To do =
Give a verbatim copy of the lines below, minus the pictures.

Information provided =
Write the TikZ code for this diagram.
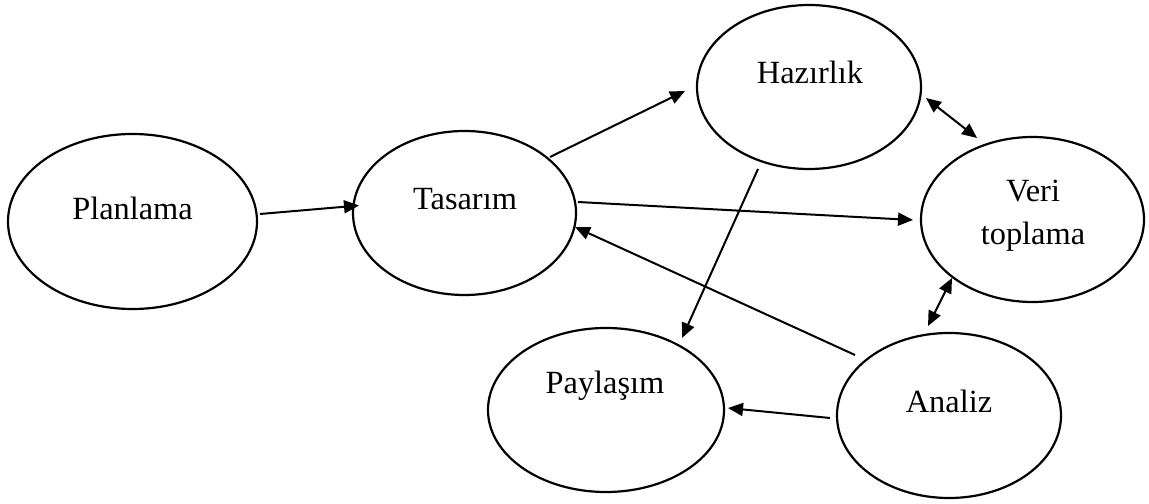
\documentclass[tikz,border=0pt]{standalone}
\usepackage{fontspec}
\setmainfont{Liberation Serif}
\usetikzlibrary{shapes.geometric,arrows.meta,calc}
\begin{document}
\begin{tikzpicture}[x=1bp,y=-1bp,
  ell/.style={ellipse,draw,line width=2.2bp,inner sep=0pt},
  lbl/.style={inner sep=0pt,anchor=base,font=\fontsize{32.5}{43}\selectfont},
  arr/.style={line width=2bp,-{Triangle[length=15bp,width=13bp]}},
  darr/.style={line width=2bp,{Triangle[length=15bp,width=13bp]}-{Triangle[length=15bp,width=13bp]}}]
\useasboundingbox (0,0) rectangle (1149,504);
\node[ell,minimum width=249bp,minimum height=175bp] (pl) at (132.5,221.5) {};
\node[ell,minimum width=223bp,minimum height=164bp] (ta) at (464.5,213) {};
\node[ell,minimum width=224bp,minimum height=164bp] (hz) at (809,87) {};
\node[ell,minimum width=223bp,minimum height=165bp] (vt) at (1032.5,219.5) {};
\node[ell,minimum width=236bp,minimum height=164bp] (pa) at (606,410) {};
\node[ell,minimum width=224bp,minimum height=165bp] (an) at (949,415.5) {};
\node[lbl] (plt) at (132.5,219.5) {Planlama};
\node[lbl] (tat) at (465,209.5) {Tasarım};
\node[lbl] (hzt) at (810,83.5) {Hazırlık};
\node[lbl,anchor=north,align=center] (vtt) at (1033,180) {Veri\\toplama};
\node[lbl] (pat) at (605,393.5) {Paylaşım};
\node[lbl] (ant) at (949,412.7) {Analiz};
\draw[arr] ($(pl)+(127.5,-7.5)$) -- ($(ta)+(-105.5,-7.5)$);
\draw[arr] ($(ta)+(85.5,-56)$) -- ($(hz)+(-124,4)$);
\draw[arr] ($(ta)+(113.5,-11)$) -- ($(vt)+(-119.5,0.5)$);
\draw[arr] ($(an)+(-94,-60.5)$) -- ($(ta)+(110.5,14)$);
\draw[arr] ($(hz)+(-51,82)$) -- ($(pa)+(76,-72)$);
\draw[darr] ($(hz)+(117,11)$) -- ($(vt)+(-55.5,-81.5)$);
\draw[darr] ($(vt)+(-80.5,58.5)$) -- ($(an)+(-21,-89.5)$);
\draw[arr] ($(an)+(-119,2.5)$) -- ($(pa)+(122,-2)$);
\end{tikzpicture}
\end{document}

Problem solution =
Write the TikZ code for this diagram.
\documentclass[tikz,border=0pt]{standalone}
\usepackage{fontspec}
\setmainfont{Liberation Serif}
\usetikzlibrary{shapes.geometric,arrows.meta,calc}
\begin{document}
\begin{tikzpicture}[x=1bp,y=-1bp,
  ell/.style={ellipse,draw,line width=2.2bp,inner sep=0pt},
  lbl/.style={inner sep=0pt,anchor=base,font=\fontsize{32.5}{43}\selectfont},
  arr/.style={line width=2bp,-{Triangle[length=15bp,width=13bp]}},
  darr/.style={line width=2bp,{Triangle[length=15bp,width=13bp]}-{Triangle[length=15bp,width=13bp]}}]
\useasboundingbox (0,0) rectangle (1149,504);
\node[ell,minimum width=249bp,minimum height=175bp] (pl) at (132.5,221.5) {};
\node[ell,minimum width=223bp,minimum height=164bp] (ta) at (464.5,213) {};
\node[ell,minimum width=224bp,minimum height=164bp] (hz) at (809,87) {};
\node[ell,minimum width=223bp,minimum height=165bp] (vt) at (1032.5,219.5) {};
\node[ell,minimum width=236bp,minimum height=164bp] (pa) at (606,410) {};
\node[ell,minimum width=224bp,minimum height=165bp] (an) at (949,415.5) {};
\node[lbl] (plt) at (132.5,219.5) {Planlama};
\node[lbl] (tat) at (465,209.5) {Tasarım};
\node[lbl] (hzt) at (810,83.5) {Hazırlık};
\node[lbl,anchor=north,align=center] (vtt) at (1033,180) {Veri\\toplama};
\node[lbl] (pat) at (605,393.5) {Paylaşım};
\node[lbl] (ant) at (949,412.7) {Analiz};
\draw[arr] ($(pl)+(127.5,-7.5)$) -- ($(ta)+(-105.5,-7.5)$);
\draw[arr] ($(ta)+(85.5,-56)$) -- ($(hz)+(-124,4)$);
\draw[arr] ($(ta)+(113.5,-11)$) -- ($(vt)+(-119.5,0.5)$);
\draw[arr] ($(an)+(-94,-60.5)$) -- ($(ta)+(110.5,14)$);
\draw[arr] ($(hz)+(-51,82)$) -- ($(pa)+(76,-72)$);
\draw[darr] ($(hz)+(117,11)$) -- ($(vt)+(-55.5,-81.5)$);
\draw[darr] ($(vt)+(-80.5,58.5)$) -- ($(an)+(-21,-89.5)$);
\draw[arr] ($(an)+(-119,2.5)$) -- ($(pa)+(122,-2)$);
\end{tikzpicture}
\end{document}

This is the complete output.